Britain is building its first commercial sustainable aviation fuel plant — targeting production that would fuel every domestic UK flight.
The United Kingdom is home to some of the world's largest and most sophisticated aviation operations — Heathrow handles more international passengers than any other airport, and the UK has the third largest aviation sector in the world by passenger numbers. Decarbonizing British aviation requires a domestic SAF industry of significant scale.
Alfanar — a Saudi-British industrial conglomerate — is building the Lighthouse Green Fuels plant at Teesside in northeast England. The facility will convert over 175,000 tonnes of non-recyclable household waste annually into 60 million liters of sustainable aviation fuel through gasification and Fischer-Tropsch synthesis. Construction is underway with first production targeted for 2025.

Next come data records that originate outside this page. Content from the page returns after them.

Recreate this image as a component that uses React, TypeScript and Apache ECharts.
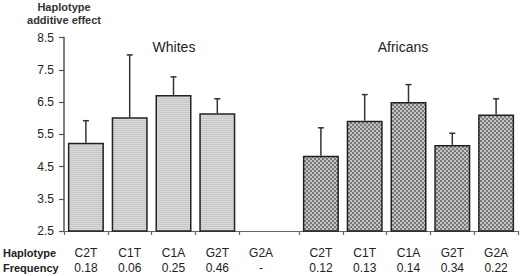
import React, { useEffect, useRef } from "react";
import * as echarts from "echarts";

// ---- data ----
const whitesCategories = ["C2T", "C1T", "C1A", "G2T", "G2A"];
const whitesFrequency = ["0.18", "0.06", "0.25", "0.46", "-"];
const whitesEffect: (number | null)[] = [5.24, 6.03, 6.72, 6.15, null];
const whitesUpper: (number | null)[] = [5.92, 7.96, 7.28, 6.6, null];

const africansCategories = ["C2T", "C1T", "C1A", "G2T", "G2A"];
const africansFrequency = ["0.12", "0.13", "0.14", "0.34", "0.22"];
const africansEffect: (number | null)[] = [4.83, 5.92, 6.5, 5.17, 6.11];
const africansUpper: (number | null)[] = [5.7, 6.73, 7.04, 5.53, 6.6];

const yTicks = [2.5, 3.5, 4.5, 5.5, 6.5, 7.5, 8.5];
const groupNames = ["Whites", "Africans"];
const rowHeaders = ["Haplotype", "Frequency"];

// ---- layout helpers (category slots on a linear scale) ----
const GROUP_GAP = 0.365;
const whitesPos = whitesCategories.map((_, i) => i + 0.5);
const africansPos = africansCategories.map(
  (_, i) => whitesCategories.length + GROUP_GAP + i + 0.5
);
const xMax = whitesCategories.length + GROUP_GAP + africansCategories.length;
const boundaries = [
  ...whitesCategories.map((_, i) => i),
  ...africansCategories.map((_, i) => whitesCategories.length + GROUP_GAP + i),
  xMax,
];
const allPos = [...whitesPos, ...africansPos];
const allLabels = [
  ...whitesCategories.map((c, i) => `${c}\n${whitesFrequency[i]}`),
  ...africansCategories.map((c, i) => `${c}\n${africansFrequency[i]}`),
];

const FONT = "Arial, 'Liberation Sans', Helvetica, sans-serif";

function makePattern(kind: "lines" | "checker") {
  const c = document.createElement("canvas");
  c.width = 4;
  c.height = 4;
  const ctx = c.getContext("2d")!;
  if (kind === "lines") {
    for (let y = 0; y < 4; y++) {
      ctx.fillStyle = y % 2 === 0 ? "#c6c6c6" : "#dadada";
      ctx.fillRect(0, y, 4, 1);
    }
  } else {
    for (let y = 0; y < 4; y += 2) {
      for (let x = 0; x < 4; x += 2) {
        ctx.fillStyle = (x + y) % 4 === 0 ? "#787878" : "#c4c4c4";
        ctx.fillRect(x, y, 2, 2);
      }
    }
  }
  return { image: c, repeat: "repeat", imageWidth: 4, imageHeight: 4 } as any;
}

export default function App() {
  const ref = useRef<HTMLDivElement>(null);
  useEffect(() => {
    document.body.style.margin = "0";
    if (!ref.current) return;
    const chart = echarts.init(ref.current, undefined, { renderer: "svg" });

    const whitesBars = whitesPos
      .map((x, i) => (whitesEffect[i] == null ? null : [x, whitesEffect[i]]))
      .filter((d) => d !== null);
    const africansBars = africansPos
      .map((x, i) => (africansEffect[i] == null ? null : [x, africansEffect[i]]))
      .filter((d) => d !== null);
    const errData = [
      ...whitesPos.map((x, i) => [x, whitesEffect[i], whitesUpper[i]]),
      ...africansPos.map((x, i) => [x, africansEffect[i], africansUpper[i]]),
    ].filter((d) => d[1] != null && d[2] != null);

    const option: any = {
      animation: false,
      backgroundColor: "#ffffff",
      grid: { left: 64, right: 2, top: 37.5, bottom: 45, containLabel: false },
      xAxis: {
        type: "value",
        min: 0,
        max: xMax,
        splitLine: { show: false },
        axisLine: { show: true, onZero: false, lineStyle: { color: "#666", width: 1.2 } },
        axisTick: {
          show: true,
          customValues: boundaries,
          length: 4,
          inside: false,
          lineStyle: { color: "#666", width: 1.2 },
        },
        axisLabel: {
          customValues: allPos,
          margin: 14,
          fontFamily: FONT,
          fontSize: 12,
          lineHeight: 15,
          color: "#222",
          formatter: (v: number) => {
            const idx = allPos.findIndex((p) => Math.abs(p - v) < 1e-6);
            return idx >= 0 ? allLabels[idx] : "";
          },
        },
      },
      yAxis: {
        type: "value",
        min: 2.5,
        max: 8.5,
        name: "Haplotype\nadditive effect",
        nameLocation: "end",
        nameGap: 11,
        nameTextStyle: {
          fontFamily: FONT,
          fontSize: 11,
          fontWeight: "bold",
          color: "#333",
          align: "center",
          lineHeight: 13,
        },
        splitLine: { show: false },
        axisLine: { show: true, lineStyle: { color: "#555", width: 1.5 } },
        axisTick: {
          show: true,
          customValues: yTicks,
          length: 5,
          lineStyle: { color: "#555", width: 1.2 },
        },
        axisLabel: {
          customValues: yTicks,
          formatter: (v: number) => v.toFixed(1),
          margin: 10,
          fontFamily: FONT,
          fontSize: 12,
          color: "#222",
        },
      },
      series: [
        {
          name: groupNames[0],
          type: "bar",
          data: whitesBars,
          barWidth: 36,
          barGap: "-100%",
          itemStyle: {
            color: makePattern("lines"),
            borderColor: "#222",
            borderWidth: 1.5,
          },
        },
        {
          name: groupNames[1],
          type: "bar",
          data: africansBars,
          barWidth: 36,
          barGap: "-100%",
          itemStyle: {
            color: makePattern("checker"),
            borderColor: "#222",
            borderWidth: 1.5,
          },
        },
        {
          type: "custom",
          data: errData,
          encode: { x: 0, y: [1, 2] },
          z: 5,
          renderItem: (_p: any, api: any) => {
            const x = api.value(0);
            const base = api.coord([x, api.value(1)]);
            const top = api.coord([x, api.value(2)]);
            return {
              type: "group",
              children: [
                {
                  type: "line",
                  shape: { x1: base[0], y1: base[1], x2: top[0], y2: top[1] },
                  style: { stroke: "#333", lineWidth: 1.5 },
                },
                {
                  type: "line",
                  shape: { x1: top[0] - 3, y1: top[1], x2: top[0] + 3, y2: top[1] },
                  style: { stroke: "#333", lineWidth: 1.5 },
                },
              ],
            };
          },
        },
      ],
      graphic: [
        {
          type: "text",
          x: 174,
          y: 47,
          style: {
            text: groupNames[0],
            fontFamily: FONT,
            fontSize: 14,
            fill: "#222",
            align: "center",
            verticalAlign: "middle",
          },
        },
        {
          type: "text",
          x: 403,
          y: 47,
          style: {
            text: groupNames[1],
            fontFamily: FONT,
            fontSize: 14,
            fill: "#222",
            align: "center",
            verticalAlign: "middle",
          },
        },
        ...rowHeaders.map((t, i) => ({
          type: "text",
          x: 3,
          y: 253 + i * 15,
          style: {
            text: t,
            fontFamily: FONT,
            fontSize: 11,
            fontWeight: "bold",
            fill: "#222",
            align: "left",
            verticalAlign: "middle",
          },
        })),
      ],
    };
    chart.setOption(option);
    return () => chart.dispose();
  }, []);
  return <div ref={ref} style={{ width: 520, height: 276 }} />;
}
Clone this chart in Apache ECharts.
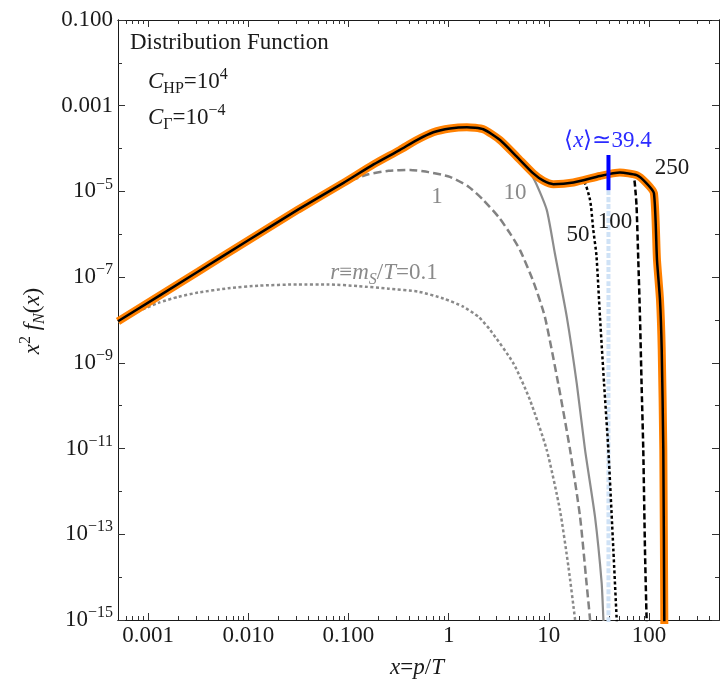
<!DOCTYPE html>
<html>
<head>
<meta charset="utf-8">
<title>Distribution Function</title>
<script src="https://cdn.jsdelivr.net/npm/echarts@6/dist/echarts.min.js"></script>
<style>
  html, body { margin: 0; padding: 0; background: #fff; }
  #main { width: 720px; height: 692px; }
</style>
</head>
<body>
<div id="main"></div>
<script>
// x = p/T  vs  x^2 f_N(x), one curve per r = m_S/T
var r250 = [
    [0.0005, 9.33e-9], [0.00316, 1.35e-7], [0.01, 7.24e-7], [0.0316, 3.80e-6],
    [0.0891, 1.58e-5], [0.178, 4.27e-5], [0.327, 9.33e-5], [0.481, 1.58e-4],
    [0.703, 2.40e-4], [1.03, 2.95e-4], [1.52, 3.16e-4], [2.22, 2.82e-4],
    [3.26, 1.58e-4], [4.79, 6.46e-5], [7.0, 2.63e-5], [8.81, 1.78e-5],
    [11.1, 1.48e-5], [17.6, 1.62e-5], [32.4, 2.29e-5], [51.3, 2.75e-5],
    [75.3, 2.40e-5], [94.6, 1.55e-5], [112, 9.12e-6], [120.2, 2.51e-7],
    [128.8, 2.95e-8], [134, 2.0e-9], [139, 9.33e-12], [142.2, 1e-15],
    [143.2, 1e-16]
];
var r01 = [
    [0.0005, 9.12e-9], [0.000794, 1.58e-8], [0.00126, 2.51e-8], [0.002, 3.47e-8],
    [0.00316, 4.37e-8], [0.00631, 5.50e-8], [0.0126, 6.31e-8], [0.0316, 6.76e-8],
    [0.0631, 6.76e-8], [0.126, 6.17e-8], [0.251, 5.37e-8], [0.501, 4.57e-8],
    [0.891, 3.16e-8], [1.40, 2.04e-8], [2.0, 1.17e-8], [2.59, 5.89e-9],
    [4.43, 9.77e-10], [6.49, 1.35e-10], [9.53, 9.33e-12], [12.9, 3.72e-13],
    [15.7, 1.74e-14], [18.3, 1e-15], [19.5, 2.5e-16]
];
var r1 = [
    [0.0316, 3.72e-6], [0.0631, 9.55e-6], [0.1, 1.70e-5], [0.158, 2.51e-5],
    [0.251, 3.02e-5], [0.412, 3.16e-5], [0.631, 2.82e-5], [1.03, 2.19e-5],
    [1.58, 1.29e-5], [2.22, 6.31e-6], [3.16, 2.51e-6], [4.10, 1.05e-6],
    [5.16, 4.27e-7], [7.0, 7.94e-8], [9.12, 1.20e-8], [12.4, 3.31e-10],
    [16.3, 9.33e-12], [20.5, 2.57e-13], [23.8, 7.24e-15], [25.7, 1.12e-15],
    [26.9, 2.5e-16]
];
var r10 = [
    [2.22, 2.82e-4], [3.26, 1.58e-4], [4.79, 6.46e-5], [5.56, 4.6e-5], [7.24, 1.78e-5],
    [9.53, 3.72e-6], [11.5, 3.55e-7], [15.1, 1.20e-8], [19.0, 3.31e-10],
    [23.0, 9.33e-12], [28.9, 2.57e-13], [33.7, 7.24e-15], [35.0, 1.12e-15],
    [36.3, 2.5e-16]
];
var r50 = [
    [17.6, 1.62e-5], [22.1, 1.72e-5], [25.8, 6.31e-6], [27.8, 1.26e-6],
    [29.9, 3.16e-7], [32.4, 1.20e-8], [35.6, 3.31e-10], [39.3, 9.33e-12],
    [44.1, 4.27e-14], [47.5, 1.12e-15], [49.0, 2.5e-16]
];
var r100 = [
    [51.3, 2.75e-5], [69.7, 2.20e-5], [73.3, 1e-5], [75.2, 4.37e-6],
    [78.2, 2.51e-7], [81.3, 1.20e-8], [84.3, 3.31e-10], [87.7, 9.33e-12],
    [91.2, 4.27e-14], [94.6, 1.12e-15], [96.6, 2.5e-16]
];
// mean <x> marker
var meanX = 39.4;
var meanBar = [[meanX, 7.08e-5], [meanX, 1.07e-5]];
var meanDrop = [[meanX, 1.07e-5], [meanX, 1e-16]];

var xMajor = [0.001, 0.01, 0.1, 1, 10, 100];
var xLabels = ['0.001', '0.010', '0.100', '1', '10', '100'];
var yMajor = [1e-15, 1e-13, 1e-11, 1e-9, 1e-7, 1e-5, 1e-3, 1e-1];
var yMinor = [1e-14, 1e-12, 1e-10, 1e-8, 1e-6, 1e-4, 1e-2];

var xMinor = [];
[0.0001, 0.001, 0.01, 0.1, 1, 10, 100].forEach(function (d) {
    for (var k = 2; k <= 9; k++) {
        var v = +(d * k).toPrecision(3);
        if (v > 0.0005 && v < 500) xMinor.push(v);
    }
});

// one family only, and under 24px: bigger sizes come out in a sans face here
var serif = 'Liberation Serif';
var fs = 23;
var ink = '#1a1a1a';

function richSet(color, big, supLh, subLh) {
    return {
        n: {fontFamily: serif, fontSize: big, lineHeight: 30, color: color, fill: color},
        i: {fontFamily: serif, fontSize: big, lineHeight: 30, fontStyle: 'italic', color: color, fill: color},
        p: {fontFamily: serif, fontSize: big, lineHeight: 24, color: color, fill: color},
        sup: {fontFamily: serif, fontSize: 16, lineHeight: supLh, verticalAlign: 'top', color: color, fill: color},
        sub: {fontFamily: serif, fontSize: 16, lineHeight: subLh, verticalAlign: 'bottom', color: color, fill: color},
        subi: {fontFamily: serif, fontSize: 16, lineHeight: subLh, fontStyle: 'italic', verticalAlign: 'bottom', color: color, fill: color}
    };
}

function yLabel(v) {
    var e = Math.round(Math.log10(v));
    if (e === -1) return '{p|0.100}';
    if (e === -3) return '{p|0.001}';
    return '{n|10}{sup|\u2212' + (-e) + '}';
}

function xLabel(v) {
    var idx = xMajor.findIndex(function (m) { return Math.abs(m - v) / m < 1e-6; });
    return idx >= 0 ? xLabels[idx] : '';
}

function xAx(pos, ticks, len, withLabel) {
    return {
        type: 'log', logBase: 10, position: pos, min: 0.0005, max: 500,
        axisLine: {show: true, onZero: false, lineStyle: {color: ink, width: 1}},
        axisTick: {show: true, inside: true, length: len, customValues: ticks, lineStyle: {color: '#333', width: 1}},
        axisLabel: withLabel ? {
            show: true, customValues: xMajor, margin: 4, formatter: xLabel,
            fontFamily: serif, fontSize: fs, color: ink
        } : {show: false},
        splitLine: {show: false}, minorTick: {show: false}
    };
}

function yAx(pos, ticks, len, withLabel) {
    return {
        type: 'log', logBase: 10, position: pos, min: 1e-15, max: 0.1,
        axisLine: {show: true, onZero: false, lineStyle: {color: ink, width: 1}},
        axisTick: {show: true, inside: true, length: len, customValues: ticks, lineStyle: {color: '#333', width: 1}},
        axisLabel: withLabel ? {
            show: true, customValues: yMajor, margin: 5, formatter: yLabel,
            rich: richSet(ink, fs, 14, 20)
        } : {show: false},
        splitLine: {show: false}, minorTick: {show: false}
    };
}

function curve(data, color, width, dash, z) {
    return {
        type: 'line', data: data, symbol: 'none', showSymbol: false,
        smooth: 0.2, clip: true, silent: true, z: z,
        lineStyle: {color: color, width: width, type: dash, cap: 'butt'}
    };
}

function label(text, x, y, color, align) {
    return {
        type: 'text', x: x, y: y, z: 100,
        style: {text: text, fill: color, font: fs + 'px ' + serif, align: align || 'center', verticalAlign: 'middle'}
    };
}

function richLabel(text, x, y, color, align) {
    return {
        type: 'text', x: x, y: y, z: 100,
        style: {text: text, rich: richSet(color, fs, 18, 20), align: align || 'center', verticalAlign: 'middle'}
    };
}

var chart = echarts.init(document.getElementById('main'), null, {renderer: 'canvas'});

var yName = richLabel('{i|x}{sup|2}{n| }{i|f}{subi|N}{n|(}{i|x}{n|)}', 33, 321, ink);
yName.rotation = Math.PI / 2;

var option = {
    backgroundColor: '#ffffff',
    animation: false,
    grid: {left: 118, right: 1, top: 20, bottom: 72, containLabel: false, outerBoundsMode: 'none'},
    xAxis: [
        xAx('bottom', xMajor, 7, true),
        xAx('bottom', xMinor, 4, false),
        xAx('top', xMajor, 7, false),
        xAx('top', xMinor, 4, false)
    ],
    yAxis: [
        yAx('left', yMajor, 7, true),
        yAx('left', yMinor, 4, false),
        yAx('right', yMajor, 7, false),
        yAx('right', yMinor, 4, false)
    ],
    series: [
        curve(r01, '#8a8a8a', 2.5, [3, 2.5], 3),
        curve(r1, '#828282', 2.5, [8, 4], 3),
        curve(r10, '#8c8c8c', 2.2, 'solid', 3),
        curve(meanDrop, '#cfe2f6', 4, [5, 2], 3),
        curve(r50, '#000000', 2.5, [3, 2.5], 4),
        curve(r100, '#000000', 2.5, [6, 3], 4),
        curve(r250, '#ff8000', 8, 'solid', 5),
        curve(r250, '#000000', 2.5, 'solid', 6),
        curve(meanBar, '#0000ff', 4, 'solid', 7)
    ],
    graphic: [
        label('Distribution Function', 130, 43, ink, 'left'),
        richLabel('{i|C}{sub|HP}{n|=10}{sup|4}', 148, 82, ink, 'left'),
        richLabel('{i|C}{sub|\u0393}{n|=10}{sup|\u22124}', 148, 118, ink, 'left'),
        richLabel('{i|r}{n|\u2261}{i|m}{subi|S}{n|/}{i|T}{n|=0.1}', 384, 273, '#8a8a8a'),
        label('1', 437, 197, '#8a8a8a'),
        label('10', 515, 193, '#8a8a8a'),
        label('50', 578, 235, ink),
        label('100', 615, 222, ink),
        label('250', 672, 168, ink),
        richLabel('{n|\u27e8}{i|x}{n|\u27e9\u224339.4}', 608, 141, '#2b2bff'),
        richLabel('{i|x}{n|=}{i|p}{n|/}{i|T}', 417, 668, ink),
        yName
    ]
};

chart.setOption(option);
</script>
</body>
</html>
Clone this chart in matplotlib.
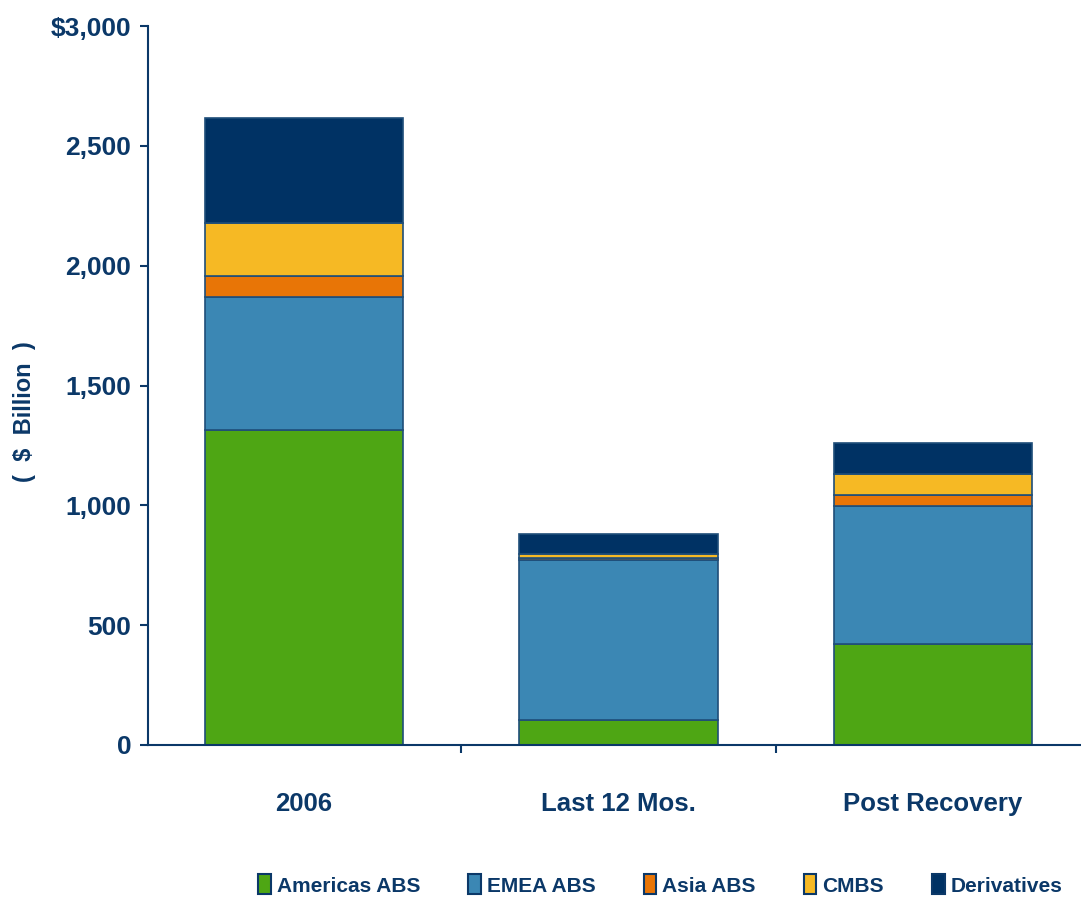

The Teesside location is strategic — adjacent to the Humber region's existing petrochemical and refining infrastructure, close to major freight airports at Doncaster Sheffield and East Midlands, and within the East Coast industrial cluster that is developing carbon capture infrastructure. Captured CO₂ from the Lighthouse plant could be stored in North Sea geological formations — making the waste-to-SAF process genuinely carbon negative over its full lifecycle.
British Airways and Virgin Atlantic have signed off-take agreements with Lighthouse Green Fuels — providing the revenue certainty that made the investment decision possible.
The UK Sustainable Aviation Fuel mandate — requiring 10% SAF from 2030 and 22% by 2040 — creates a guaranteed growing market that justifies the multi-billion-pound plant investment.